Q. You’ve proposed some models for how marketers could begin to talk about return on investment. What are your basic points?

A. It’s not so much about return. When you say return on investment, you’re talking about percentages, 5 percent, or 7 percent, or 10 percent. What we’re arguing is that ultimately marketers have to make decisions in the best interest of the firms’ owners, and the owners are the shareholders. There has to be a link that you can articulate, at least in principle, between sales and how it will affect shareholders’ wealth. The point I’m making is that no marketer can predict, with rare exceptions, exactly what sales are going to be.

You have to recognize uncertainty. In the business world uncertainty is a fact of life. How do you deal with the uncertainty associated with sales? Tell me the most likely scenario, the pessimistic scenario, the optimistic scenario, and so on. That gives you a measure of risk. Take that into account and then calculate the costs and benefits of a marketing initiative.

When you can calculate your risk you can determine what your firm’s cash needs are going to be. Depending on your sales forecast, you can come up with how much working capital you need to hold and increase sales, and that changes the amount of capital you have to invest.

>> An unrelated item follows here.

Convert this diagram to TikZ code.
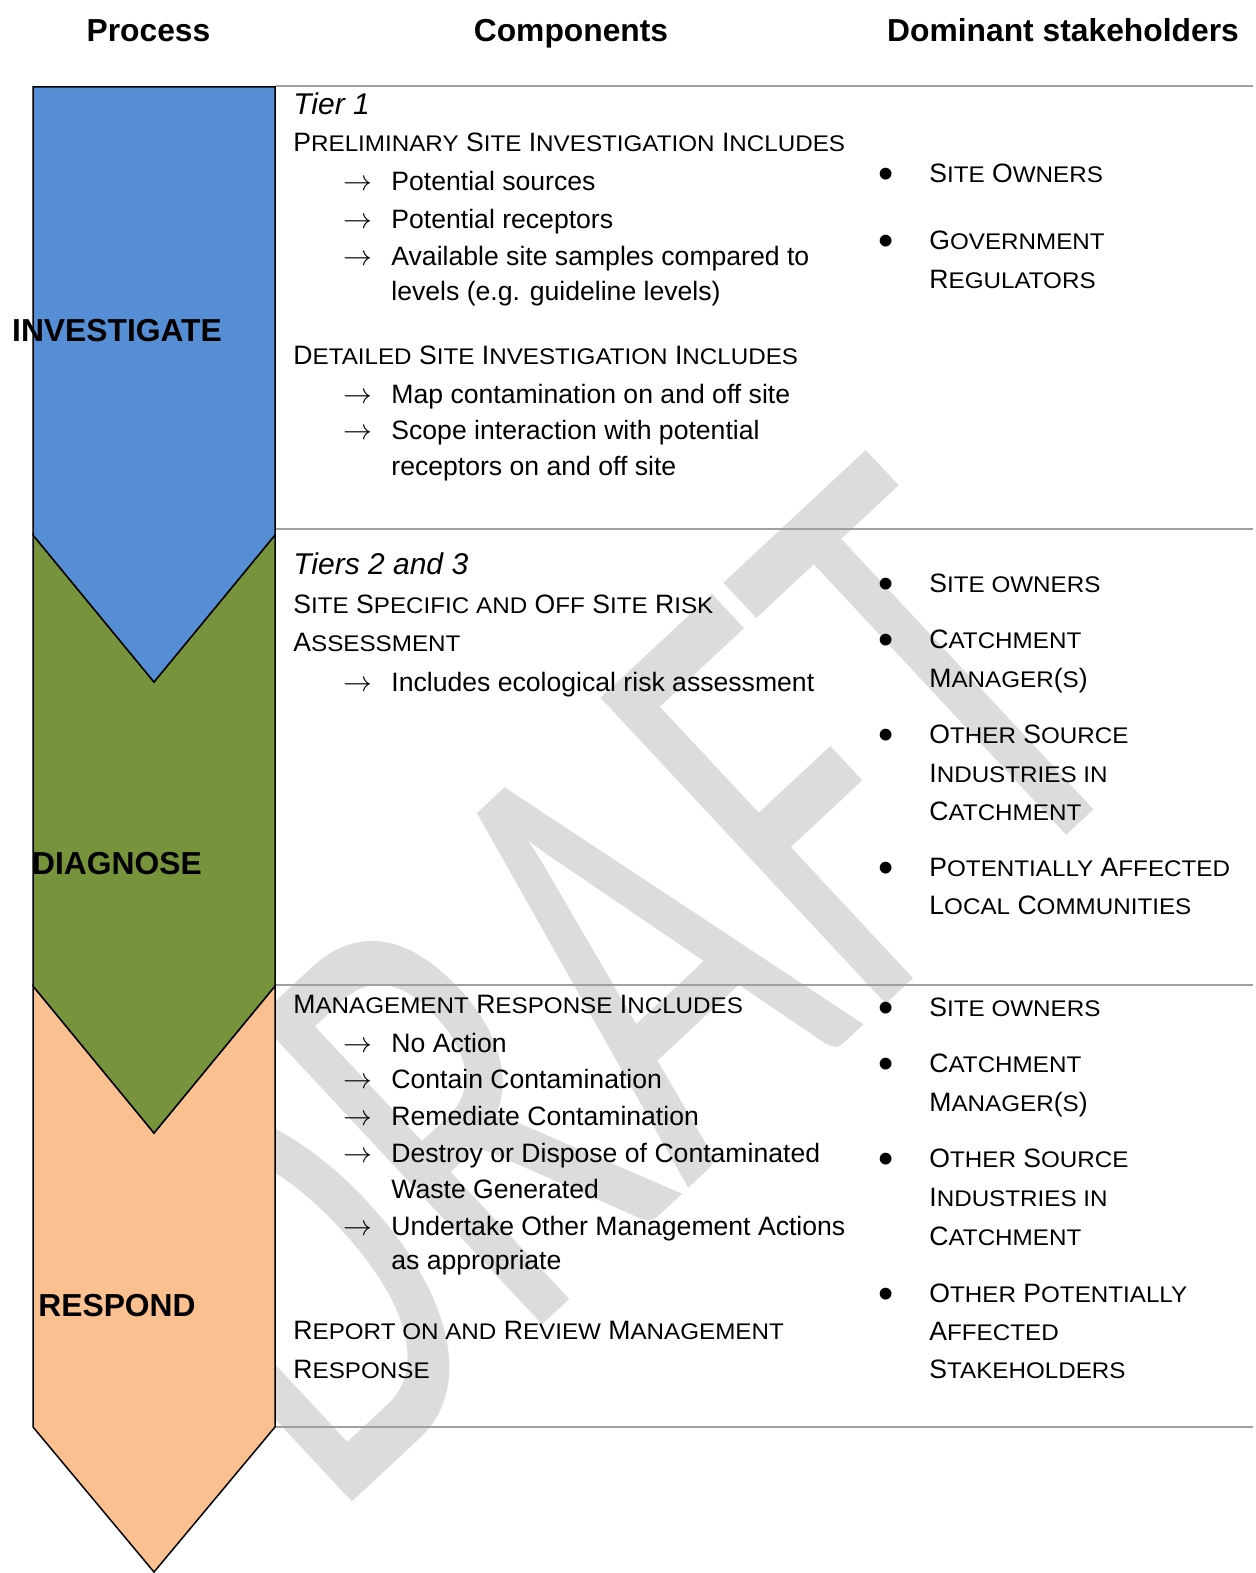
\documentclass[tikz,border=0pt]{standalone}
\usepackage{fontspec}
\usepackage{graphicx}
\setmainfont{Liberation Sans}
\newfontfamily\wmfont{Carlito}

% colours of the three process stages and of the rules
\definecolor{invblue}{RGB}{85,142,213}
\definecolor{diagreen}{RGB}{119,147,60}
\definecolor{resorange}{RGB}{250,192,144}
\definecolor{rulegrey}{RGB}{160,160,160}
\definecolor{wmgrey}{RGB}{220,220,220}

% synthetic small capitals: lower-case letters typed as capitals, shrunk
\newcommand\sm[1]{\scalebox{0.91}[0.85]{#1}}
\newcommand\bodyfont{\fontsize{13.3}{16}\selectfont}
\newcommand\tierfont{\fontsize{15}{18}\selectfont\itshape}
\newcommand\headfont{\fontsize{15.9}{19}\selectfont\bfseries}

\begin{document}
\begin{tikzpicture}[x=0.5pt,y=-0.5pt,
  hdr/.style={anchor=base, inner sep=0pt, font=\headfont},
  stage/.style={anchor=base, inner sep=0pt, font=\headfont},
  ln/.style={anchor=base west, inner sep=0pt, font=\bodyfont},
  tier/.style={anchor=base west, inner sep=0pt, font=\tierfont},
  arr/.style={anchor=base west, inner sep=0pt, font=\bodyfont},
  bul/.style={anchor=base, inner sep=0pt, font=\fontsize{21.7}{22}\selectfont},
  chevron/.style={draw=black, line width=0.75pt, line join=miter},
  rule/.style={draw=rulegrey, line width=1pt}]

\useasboundingbox (0,0) rectangle (1256,1573);

% DRAFT watermark behind everything, condensed and turned 43 degrees
\node[rotate=43, xscale=0.644, text=wmgrey, inner sep=0pt] (wm) at (601,984)
  {\wmfont\fontsize{326}{326}\selectfont DRAFT};

% process chevrons
\path[chevron, fill=resorange] (33,986) -- (154,1133) -- (275,986) -- (275,1427) -- (154,1572) -- (33,1427) -- cycle;
\path[chevron, fill=diagreen] (33,535) -- (154,682) -- (275,535) -- (275,986) -- (154,1133) -- (33,986) -- cycle;
\path[chevron, fill=invblue] (33,87) -- (275,87) -- (275,535) -- (154,682) -- (33,535) -- cycle;

% row rules
\coordinate (r0a) at (276,86);   \coordinate (r0b) at (1253,86);
\coordinate (r1a) at (276,528.5); \coordinate (r1b) at (1253,528.5);
\coordinate (r2a) at (276,985);  \coordinate (r2b) at (1253,985);
\coordinate (r3a) at (276,1427); \coordinate (r3b) at (1253,1427);
\draw[rule] (r0a) -- (r0b);
\draw[rule] (r1a) -- (r1b);
\draw[rule] (r2a) -- (r2b);
\draw[rule] (r3a) -- (r3b);

% column headings
\node[hdr] (hproc) at (148.5,41.5) {Process};
\node[hdr] (hcomp) at (571,41.5) {Components};
\node[hdr] (hstake) at (1063,41.5) {Dominant stakeholders};

% stage labels
\node[stage] (sinv) at (117,341.7) {INVESTIGATE};
\node[stage] (sdia) at (117,874) {DIAGNOSE};
\node[stage] (sres) at (117,1316.7) {RESPOND};

% ---- components: investigate
\node[tier] (c11) at (293,115) {Tier 1};
\node[ln] (c12) at (293,152) {P\sm{RELIMINARY} S\sm{ITE} I\sm{NVESTIGATION} I\sm{NCLUDES}};
\node[arr] (a13) at (343,191) {$\rightarrow$};
\node[ln] (c13) at (391,191) {Potential sources};
\node[arr] (a14) at (343,228.5) {$\rightarrow$};
\node[ln] (c14) at (391,228.5) {Potential receptors};
\node[arr] (a15) at (343,265.5) {$\rightarrow$};
\node[ln] (c15) at (391,265.5) {Available site samples compared to};
\node[ln] (c16) at (391,300) {levels (e.g. guideline levels)};
\node[ln] (c17) at (293,364) {D\sm{ETAILED} S\sm{ITE} I\sm{NVESTIGATION} I\sm{NCLUDES}};
\node[arr] (a18) at (343,403) {$\rightarrow$};
\node[ln] (c18) at (391,403) {Map contamination on and off site};
\node[arr] (a19) at (343,439) {$\rightarrow$};
\node[ln] (c19) at (391,439) {Scope interaction with potential};
\node[ln] (c110) at (391,475) {receptors on and off site};

% ---- components: diagnose
\node[tier] (c21) at (293,574) {Tiers 2 and 3};
\node[ln] (c22) at (293,613) {S\sm{ITE} S\sm{PECIFIC AND} O\sm{FF} S\sm{ITE} R\sm{ISK}};
\node[ln] (c23) at (293,651) {A\sm{SSESSMENT}};
\node[arr] (a24) at (343,691) {$\rightarrow$};
\node[ln] (c24) at (391,691) {Includes ecological risk assessment};

% ---- components: respond
\node[ln] (c31) at (293,1013) {M\sm{ANAGEMENT} R\sm{ESPONSE} I\sm{NCLUDES}};
\node[arr] (a32) at (343,1052) {$\rightarrow$};
\node[ln] (c32) at (391,1052) {No Action};
\node[arr] (a33) at (343,1088) {$\rightarrow$};
\node[ln] (c33) at (391,1088) {Contain Contamination};
\node[arr] (a34) at (343,1125) {$\rightarrow$};
\node[ln] (c34) at (391,1125) {Remediate Contamination};
\node[arr] (a35) at (343,1162) {$\rightarrow$};
\node[ln] (c35) at (391,1162) {Destroy or Dispose of Contaminated};
\node[ln] (c36) at (391,1198) {Waste Generated};
\node[arr] (a37) at (343,1235) {$\rightarrow$};
\node[ln] (c37) at (391,1235) {Undertake Other Management Actions};
\node[ln] (c38) at (391,1269) {as appropriate};
\node[ln] (c39) at (293,1339) {R\sm{EPORT ON AND} R\sm{EVIEW} M\sm{ANAGEMENT}};
\node[ln] (c310) at (293,1378) {R\sm{ESPONSE}};

% ---- stakeholders: investigate
\node[bul] (b11) at (886,188.7) {•};
\node[ln] (s11) at (929,182.7) {S\sm{ITE} O\sm{WNERS}};
\node[bul] (b12) at (886,255.3) {•};
\node[ln] (s12) at (929,249.3) {G\sm{OVERNMENT}};
\node[ln] (s13) at (929,288.3) {R\sm{EGULATORS}};

% ---- stakeholders: diagnose
\node[bul] (b21) at (886,598) {•};
\node[ln] (s21) at (929,592) {S\sm{ITE OWNERS}};
\node[bul] (b22) at (886,654) {•};
\node[ln] (s22) at (929,648) {C\sm{ATCHMENT}};
\node[ln] (s23) at (929,687) {M\sm{ANAGER}(\sm{S})};
\node[bul] (b24) at (886,749) {•};
\node[ln] (s24) at (929,743) {O\sm{THER} S\sm{OURCE}};
\node[ln] (s25) at (929,782) {I\sm{NDUSTRIES IN}};
\node[ln] (s26) at (929,820) {C\sm{ATCHMENT}};
\node[bul] (b27) at (886,882) {•};
\node[ln] (s27) at (929,876) {P\sm{OTENTIALLY} A\sm{FFECTED}};
\node[ln] (s28) at (929,914) {L\sm{OCAL} C\sm{OMMUNITIES}};

% ---- stakeholders: respond
\node[bul] (b31) at (886,1022) {•};
\node[ln] (s31) at (929,1016) {S\sm{ITE OWNERS}};
\node[bul] (b32) at (886,1078.5) {•};
\node[ln] (s32) at (929,1072.5) {C\sm{ATCHMENT}};
\node[ln] (s33) at (929,1111) {M\sm{ANAGER}(\sm{S})};
\node[bul] (b34) at (886,1173) {•};
\node[ln] (s34) at (929,1167) {O\sm{THER} S\sm{OURCE}};
\node[ln] (s35) at (929,1206.5) {I\sm{NDUSTRIES IN}};
\node[ln] (s36) at (929,1245.5) {C\sm{ATCHMENT}};
\node[bul] (b37) at (886,1308.5) {•};
\node[ln] (s37) at (929,1302.5) {O\sm{THER} P\sm{OTENTIALLY}};
\node[ln] (s38) at (929,1340.5) {A\sm{FFECTED}};
\node[ln] (s39) at (929,1378.5) {S\sm{TAKEHOLDERS}};

\end{tikzpicture}
\end{document}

If a marketer is going to lower the firm’s working capital, you’re effectively lowering a total investment up front, and you’ll boost returns. That’s one effect. The other is that by changing the different sales realizations and predicting different possible outcomes you can also change the stock price. You benefit shareholders that way. This is something that marketers have acknowledged in the past, but there was no framework for putting it together.

Q. Your original paper came out about two years ago. Any new developments?

A. In our new paper we’re writing an appendix on what are called prediction markets. Companies like Google and Apple are creating internal prediction markets. Imagine there’s a market in which only people within that company can participate, and you have to predict outcomes. Based on your predictions you get a reward. There is evidence that prediction markets are working well. They are reasonably accurate, and there are prediction markets for all kinds of things.

There is evidence that when you have people risking their own money to make an educated guess somehow a different awareness or consciousness seems to operate, and the outcome seems to reflect some sort of a consensus or reality. We suggest that is one way for companies to actually come up with assessments of what will be potential sales outcomes.

Bottom line, marketing is ultimately going to be a behavioral science, looking at how behavioral attributes affect preferences of consumption, for example. Those kinds of things can affect sales and marketing. If they can get a handle on those behavioral attributes, I think marketing will be spectacularly successful.

Q. If you were talking to a president of an advertising agency or perhaps a corporate sales manager, where do they begin?

A. The first step is to foster an atmosphere where the culture changes. You can’t tell me every marketing cost is good, the more I spend, the better off I am. Instead, tell me where it’s good, and why it’s good. You don’t have to predict exactly but there must be accountability. And then you’ve got to develop a better matrix to justify your revenue forecast, perhaps learning more about the competition and their strategic approach. Those kinds of strategic issues do matter.

And then you come up with a sensitivity analysis. How sensitive are your assumptions to shareholder wealth? What if I’m wrong by 5 percent? What if I’m wrong by 10 percent? That’s how everybody makes decisions, right?

We recently met with the principals from Deloitte, the consulting firm. They told us there’s massive demand for marketing accountability measures in their own companies, and they are getting inundated with requests for formalizing these things. Even the American Marketing Association is talking about marketing accountability. So it’s a question of better articulating the potential benefits and costs. Otherwise you don’t have a framework for making decisions.